National Marine Dredging Company’s (NMDC) Board of Directors have voted to recommend the offer to merge the company with National Petroleum Construction Company (NPCC), an offer for which was submitted by the General Holding Corporation PJSC (Senaat), a part of ADQ in August 2020. The merger will create an engineering, procurement, and construction (EPC) powerhouse with an established footprint in key markets within the Middle East and North Africa, MENA, and South Asia. The combined group would be one of the largest integrated oil & gas and marine services EPC companies in the MENA region. According to the UAE’s state-held news agency, Wam, the board has voted to recommend the offer to shareholders following a valuation assessment of NPCC and NMDC by KPMG.
Following consideration by the directors of NMDC, the terms of the transaction, including the transaction consideration, were approved by the NMDC board in its meeting held on 11 November 2020.
In approving the terms of the transaction, the NMDC board has also reviewed the vendor legal due diligence report on NPCC by Allen & Overy LLP and a valuation report and financial due diligence report on NPCC by KPMG.
According to the NMDC board, the transaction will be beneficial for shareholders, as well as NMDC’s wider stakeholders and it has the full support of the NMDC Board. Following the merger, NMDC would remain listed on the Abu Dhabi Securities Exchange (ADX), and the combined group will be one of the largest companies on the ADX based on market capitalisation, which is expected to have a positive impact on overall demand and liquidity for the group’s shares. The key terms of the offer being proposed by the NPCC shareholders are that it will transfer NPCC to NMDC in consideration for the issuance by NMDC to the NPCC shareholders of a convertible instrument.
The instrument is convertible into 575,000,000 ordinary shares of par value $0.27 (AED1) each in the capital of NMDC, representing 69.70% of the issued share capital of NMDC following the conversion. The convertible instrument will be converted into NMDC shares immediately following the completion.
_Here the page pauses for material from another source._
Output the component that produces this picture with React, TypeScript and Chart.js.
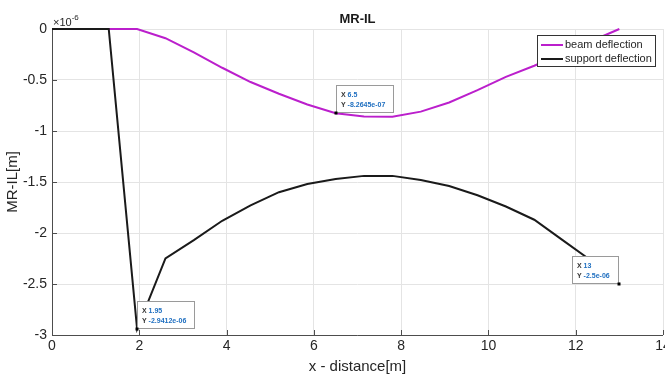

The price at which it will convert into shares in NMDC is $1.2 (AED4.40) per share.
The transaction requires the approval of the NMDC shareholders for the issuance of the convertible instrument and the increase in share capital in NMDC on the conversion of the convertible instrument. This will be approved at a general body meeting which is expected to take place before the end of 2020.
The resolutions require the approval of shareholders who hold at least 75% of the shares represented at the general body meeting. Subject to the conditions of the transaction having been satisfied, it is expected that completion of the transaction, the issuance of the convertible instrument and the listing of the new NMDC shares will occur before the end of Q1 2021. At this time, there is no certainty that any transaction will occur.